_WRITTEN TASK_: Begin with the first line below and retype each line exactly through the line containing "sep=0pt] (fb) at". Any pictures are to be left out.

_STORED ROWS_:
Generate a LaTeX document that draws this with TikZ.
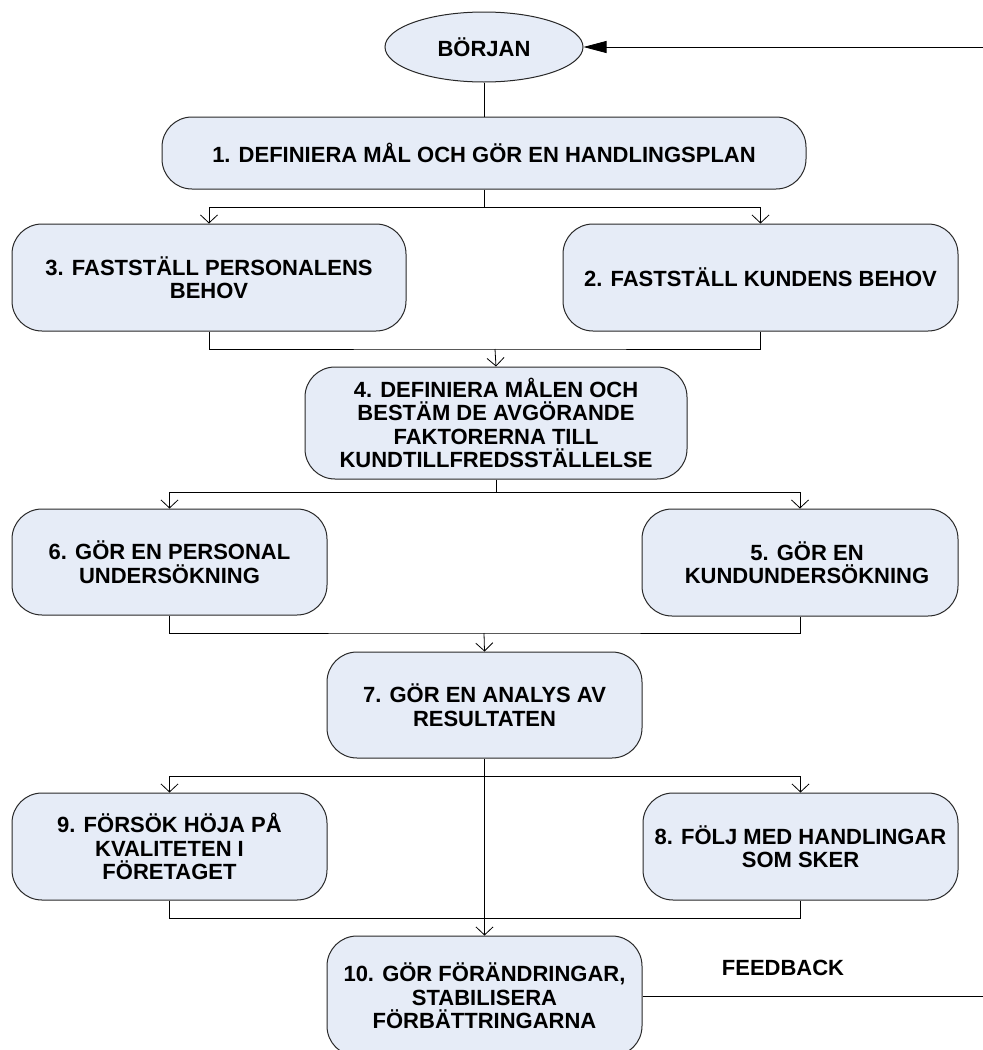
\documentclass[tikz,border=0pt]{standalone}
\usepackage{fontspec}
\setmainfont{Liberation Sans}
\usetikzlibrary{shapes.geometric,arrows.meta}
\definecolor{boxfill}{RGB}{230,236,247}
\definecolor{boxline}{RGB}{40,40,40}
\begin{document}
\begin{tikzpicture}[x=1pt,y=-1pt,
  lbl/.style={font=\bfseries\fontsize{22}{23.5}\selectfont,align=center},
  box/.style={lbl,draw=boxline,fill=boxfill,line width=1pt,rounded corners=30pt,inner sep=0pt},
  conn/.style={line width=0.8pt,draw=black},
  arr/.style={conn,-{Straight Barb[length=8pt,width=17pt,line width=0.8pt]}},
  bigarr/.style={conn,-{Triangle[length=23pt,width=12pt]}}]
\fill[white] (0,0) rectangle (983,1050);
\useasboundingbox (0,0) rectangle (983,1050);

% nodes
\node[lbl,ellipse,draw=boxline,fill=boxfill,line width=1pt,minimum width=198pt,minimum height=70pt,inner sep=0pt] (start) at (484,47) {BÖRJAN};
\node[box,minimum width=644pt,minimum height=72pt] (n1) at (484,153) {1. DEFINIERA MÅL OCH GÖR EN HANDLINGSPLAN};
\node[box,minimum width=394pt,minimum height=107pt] (n3) at (209,277.5) {3. FASTSTÄLL PERSONALENS\\BEHOV};
\node[box,minimum width=395pt,minimum height=107pt] (n2) at (760.5,277.5) {2. FASTSTÄLL KUNDENS BEHOV};
\node[box,minimum width=382pt,minimum height=112pt] (n4) at (496,423) {4. DEFINIERA MÅLEN OCH\\BESTÄM DE AVGÖRANDE\\FAKTORERNA TILL\\KUNDTILLFREDSSTÄLLELSE};
\node[box,minimum width=315pt,minimum height=106pt] (n6) at (169.5,562) {6. GÖR EN PERSONAL\\UNDERSÖKNING};
\node[box,minimum width=316pt,minimum height=107pt] (n5) at (800,562.5) {\hspace*{14pt}5. GÖR EN\\\hspace*{14pt}KUNDUNDERSÖKNING};
\node[box,minimum width=315pt,minimum height=106pt] (n7) at (484.5,705) {7. GÖR EN ANALYS AV\\RESULTATEN};
\node[box,minimum width=315pt,minimum height=107pt] (n9) at (169.5,846.5) {9. FÖRSÖK HÖJA PÅ\\KVALITETEN I\\FÖRETAGET};
\node[box,minimum width=315pt,minimum height=107pt] (n8) at (800.5,846.5) {8. FÖLJ MED HANDLINGAR\\SOM SKER};
\node[box,minimum width=315pt,minimum height=120pt] (n10) at (484.5,996) {10. GÖR FÖRÄNDRINGAR,\\STABILISERA\\FÖRBÄTTRINGARNA};
\node[lbl,inner sep=0pt] (fb) at (783,968) {FEEDBACK};

% junction coordinates
\coordinate (j1) at (484,207);
\coordinate (j2) at (495,349);
\coordinate (j3) at (496,492);
\coordinate (j4) at (484,633);
\coordinate (j5) at (484,776);
\coordinate (j6) at (484,918);
\coordinate (topR) at (983,47);
\coordinate (fbR) at (983,996);

% connectors
\draw[conn] (start) -- (n1);
\draw[conn] (n1.south) -- (j1);
\draw[arr] (j1) -| (n3.north);
\draw[arr] (j1) -| (n2.north);
\draw[conn] (n3.south) |- (j2) -| (n2.south);
\draw[arr] (j2) -- (n4.north);
\draw[conn] (n4.south) -- (j3);
\draw[arr] (j3) -| (n6.north);
\draw[arr] (j3) -| (n5.north);
\draw[conn] (n6.south) |- (j4) -| (n5.south);
\draw[arr] (j4) -- (n7.north);
\draw[arr] (n7.south) -- (n10.north);
\draw[arr] (j5) -| (n9.north);
\draw[arr] (j5) -| (n8.north);
\draw[conn] (n9.south) |- (j6) -| (n8.south);
\draw[conn] (n10.east) -- (fbR);
\draw[bigarr] (topR) -- (start.east);
\end{tikzpicture}
\end{document}
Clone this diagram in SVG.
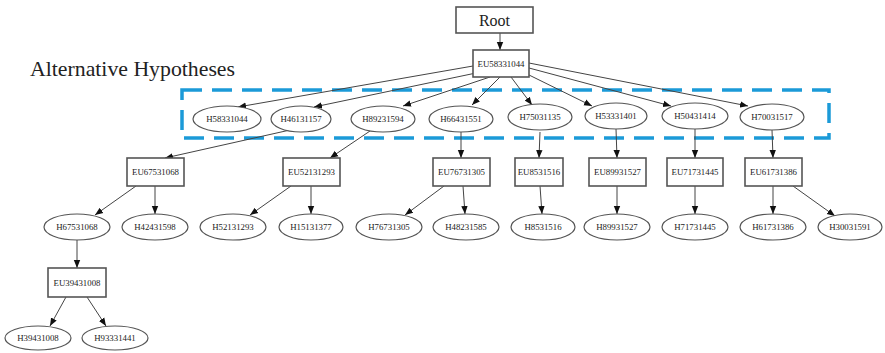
<svg xmlns="http://www.w3.org/2000/svg" width="885" height="353" viewBox="0 0 885 353">
<style>
.n ellipse{fill:#fff;stroke:#555;stroke-width:1.2}
.n rect{fill:#fff;stroke:#555;stroke-width:1.6}
.n text{font-family:"Liberation Serif",serif;font-size:8.8px;fill:#222;text-anchor:middle;dominant-baseline:central}
.e line{stroke:#444;stroke-width:1;marker-end:url(#a)}
</style>
<defs>
<marker id="a" markerUnits="userSpaceOnUse" markerWidth="8" markerHeight="8" viewBox="0 0 10 10" refX="10" refY="5" orient="auto"><path d="M0,1 L10,5 L0,9 Z" fill="#111"/></marker>
</defs>
<rect x="0" y="0" width="885" height="353" fill="#fff"/>
<text x="30" y="76" font-family="Liberation Serif,serif" font-size="21" fill="#222" textLength="205" lengthAdjust="spacingAndGlyphs">Alternative Hypotheses</text>
<rect x="182" y="90" width="647" height="48" fill="none" stroke="#1b9ad8" stroke-width="3.5" stroke-dasharray="20,10"/>
<g class="e">
<line x1="500" y1="33" x2="500" y2="50"/>
<line x1="473" y1="66" x2="238" y2="107"/>
<line x1="476" y1="73" x2="314" y2="107"/>
<line x1="490" y1="77" x2="403" y2="106"/>
<line x1="500" y1="77" x2="472" y2="105"/>
<line x1="511" y1="77" x2="532" y2="105"/>
<line x1="527" y1="74" x2="592" y2="106"/>
<line x1="529" y1="68" x2="671" y2="106"/>
<line x1="529" y1="63" x2="748" y2="106"/>
<line x1="290" y1="130" x2="165" y2="158"/>
<line x1="370" y1="131" x2="330" y2="158"/>
<line x1="461" y1="132" x2="461" y2="158"/>
<line x1="540" y1="132" x2="539" y2="158"/>
<line x1="616" y1="129" x2="617" y2="158"/>
<line x1="695" y1="129" x2="695" y2="158"/>
<line x1="772" y1="130" x2="773" y2="158"/>
<line x1="136" y1="186" x2="95" y2="215"/>
<line x1="155" y1="186" x2="155" y2="214"/>
<line x1="291" y1="186" x2="250" y2="215"/>
<line x1="311" y1="186" x2="311" y2="214"/>
<line x1="444" y1="186" x2="405" y2="215"/>
<line x1="463" y1="186" x2="465" y2="214"/>
<line x1="540" y1="186" x2="542" y2="214"/>
<line x1="617" y1="186" x2="617" y2="214"/>
<line x1="695" y1="186" x2="695" y2="214"/>
<line x1="773" y1="186" x2="773" y2="214"/>
<line x1="793" y1="186" x2="835" y2="216"/>
<line x1="77" y1="240" x2="77" y2="268"/>
<line x1="66" y1="297" x2="50" y2="326"/>
<line x1="87" y1="297" x2="106" y2="326"/>
</g>
<g id="root" class="n"><rect x="456" y="7" width="77" height="26"/><text x="494.5" y="20" style="font-size:16px">Root</text></g>
<g id="eu58331044" class="n"><rect x="473" y="50" width="56" height="27"/><text x="501" y="63.5">EU58331044</text></g>
<g id="h58331044" class="n"><ellipse cx="227" cy="119" rx="34" ry="13"/><text x="227" y="119">H58331044</text></g>
<g id="h46131157" class="n"><ellipse cx="301" cy="119" rx="30" ry="13"/><text x="301" y="119">H46131157</text></g>
<g id="h89231594" class="n"><ellipse cx="383" cy="119" rx="32" ry="13"/><text x="383" y="119">H89231594</text></g>
<g id="h66431551" class="n"><ellipse cx="461" cy="119" rx="32" ry="13"/><text x="461" y="119">H66431551</text></g>
<g id="h75031135" class="n"><ellipse cx="540" cy="117" rx="32" ry="13"/><text x="540" y="117">H75031135</text></g>
<g id="h53331401" class="n"><ellipse cx="616" cy="116" rx="31" ry="13"/><text x="616" y="116">H53331401</text></g>
<g id="h50431414" class="n"><ellipse cx="695" cy="116" rx="33" ry="13"/><text x="695" y="116">H50431414</text></g>
<g id="h70031517" class="n"><ellipse cx="772" cy="117" rx="32" ry="13"/><text x="772" y="117">H70031517</text></g>
<g id="eu67531068" class="n"><rect x="127" y="158" width="57" height="28"/><text x="155.5" y="172">EU67531068</text></g>
<g id="eu52131293" class="n"><rect x="283" y="158" width="57" height="28"/><text x="311.5" y="172">EU52131293</text></g>
<g id="eu76731305" class="n"><rect x="433" y="158" width="57" height="28"/><text x="461.5" y="172">EU76731305</text></g>
<g id="eu8531516" class="n"><rect x="515" y="158" width="48" height="28"/><text x="539" y="172">EU8531516</text></g>
<g id="eu89931527" class="n"><rect x="589" y="158" width="57" height="28"/><text x="617.5" y="172">EU89931527</text></g>
<g id="eu71731445" class="n"><rect x="667" y="158" width="56" height="28"/><text x="695" y="172">EU71731445</text></g>
<g id="eu61731386" class="n"><rect x="745" y="158" width="57" height="28"/><text x="773.5" y="172">EU61731386</text></g>
<g id="h67531068" class="n"><ellipse cx="77" cy="227" rx="33" ry="13"/><text x="77" y="227">H67531068</text></g>
<g id="h42431598" class="n"><ellipse cx="155" cy="227" rx="33" ry="13"/><text x="155" y="227">H42431598</text></g>
<g id="h52131293" class="n"><ellipse cx="233" cy="227" rx="33" ry="13"/><text x="233" y="227">H52131293</text></g>
<g id="h15131377" class="n"><ellipse cx="311" cy="227" rx="32" ry="13"/><text x="311" y="227">H15131377</text></g>
<g id="h76731305" class="n"><ellipse cx="389" cy="227" rx="33" ry="13"/><text x="389" y="227">H76731305</text></g>
<g id="h48231585" class="n"><ellipse cx="466" cy="227" rx="33" ry="13"/><text x="466" y="227">H48231585</text></g>
<g id="h8531516" class="n"><ellipse cx="543" cy="227" rx="32" ry="13"/><text x="543" y="227">H8531516</text></g>
<g id="h89931527" class="n"><ellipse cx="617" cy="227" rx="33" ry="13"/><text x="617" y="227">H89931527</text></g>
<g id="h71731445" class="n"><ellipse cx="695" cy="227" rx="33" ry="13"/><text x="695" y="227">H71731445</text></g>
<g id="h61731386" class="n"><ellipse cx="773" cy="227" rx="33" ry="13"/><text x="773" y="227">H61731386</text></g>
<g id="h30031591" class="n"><ellipse cx="850" cy="227" rx="32" ry="13"/><text x="850" y="227">H30031591</text></g>
<g id="eu39431008" class="n"><rect x="48" y="268" width="58" height="29"/><text x="77" y="282.5">EU39431008</text></g>
<g id="h39431008" class="n"><ellipse cx="38" cy="338" rx="33" ry="12"/><text x="38" y="338">H39431008</text></g>
<g id="h93331441" class="n"><ellipse cx="115" cy="338" rx="33" ry="12"/><text x="115" y="338">H93331441</text></g>
</svg>
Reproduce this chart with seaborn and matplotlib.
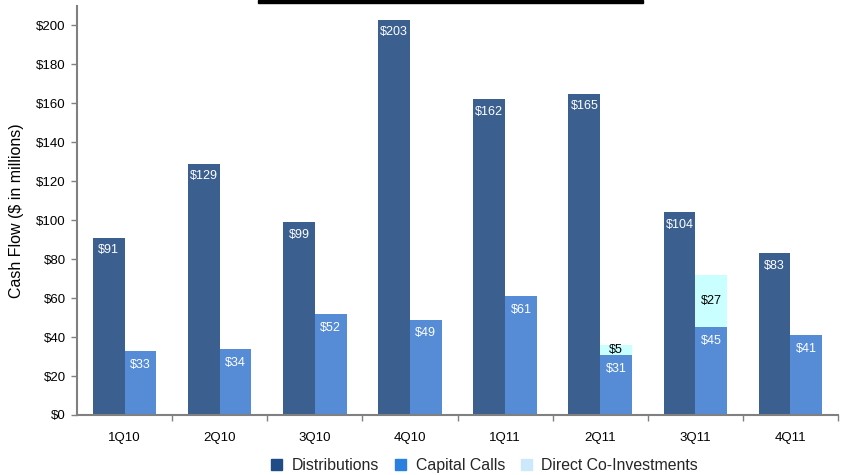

_SOLUTION TO THIS TASK_:
Generate a LaTeX document that draws this with TikZ.
\documentclass[tikz,border=0pt]{standalone}
\usepackage{fontspec}
\setmainfont{Liberation Sans}
\usetikzlibrary{shapes.geometric,arrows.meta}
\definecolor{boxfill}{RGB}{230,236,247}
\definecolor{boxline}{RGB}{40,40,40}
\begin{document}
\begin{tikzpicture}[x=1pt,y=-1pt,
  lbl/.style={font=\bfseries\fontsize{22}{23.5}\selectfont,align=center},
  box/.style={lbl,draw=boxline,fill=boxfill,line width=1pt,rounded corners=30pt,inner sep=0pt},
  conn/.style={line width=0.8pt,draw=black},
  arr/.style={conn,-{Straight Barb[length=8pt,width=17pt,line width=0.8pt]}},
  bigarr/.style={conn,-{Triangle[length=23pt,width=12pt]}}]
\fill[white] (0,0) rectangle (983,1050);
\useasboundingbox (0,0) rectangle (983,1050);

% nodes
\node[lbl,ellipse,draw=boxline,fill=boxfill,line width=1pt,minimum width=198pt,minimum height=70pt,inner sep=0pt] (start) at (484,47) {BÖRJAN};
\node[box,minimum width=644pt,minimum height=72pt] (n1) at (484,153) {1. DEFINIERA MÅL OCH GÖR EN HANDLINGSPLAN};
\node[box,minimum width=394pt,minimum height=107pt] (n3) at (209,277.5) {3. FASTSTÄLL PERSONALENS\\BEHOV};
\node[box,minimum width=395pt,minimum height=107pt] (n2) at (760.5,277.5) {2. FASTSTÄLL KUNDENS BEHOV};
\node[box,minimum width=382pt,minimum height=112pt] (n4) at (496,423) {4. DEFINIERA MÅLEN OCH\\BESTÄM DE AVGÖRANDE\\FAKTORERNA TILL\\KUNDTILLFREDSSTÄLLELSE};
\node[box,minimum width=315pt,minimum height=106pt] (n6) at (169.5,562) {6. GÖR EN PERSONAL\\UNDERSÖKNING};
\node[box,minimum width=316pt,minimum height=107pt] (n5) at (800,562.5) {\hspace*{14pt}5. GÖR EN\\\hspace*{14pt}KUNDUNDERSÖKNING};
\node[box,minimum width=315pt,minimum height=106pt] (n7) at (484.5,705) {7. GÖR EN ANALYS AV\\RESULTATEN};
\node[box,minimum width=315pt,minimum height=107pt] (n9) at (169.5,846.5) {9. FÖRSÖK HÖJA PÅ\\KVALITETEN I\\FÖRETAGET};
\node[box,minimum width=315pt,minimum height=107pt] (n8) at (800.5,846.5) {8. FÖLJ MED HANDLINGAR\\SOM SKER};
\node[box,minimum width=315pt,minimum height=120pt] (n10) at (484.5,996) {10. GÖR FÖRÄNDRINGAR,\\STABILISERA\\FÖRBÄTTRINGARNA};
\node[lbl,inner sep=0pt] (fb) at (783,968) {FEEDBACK};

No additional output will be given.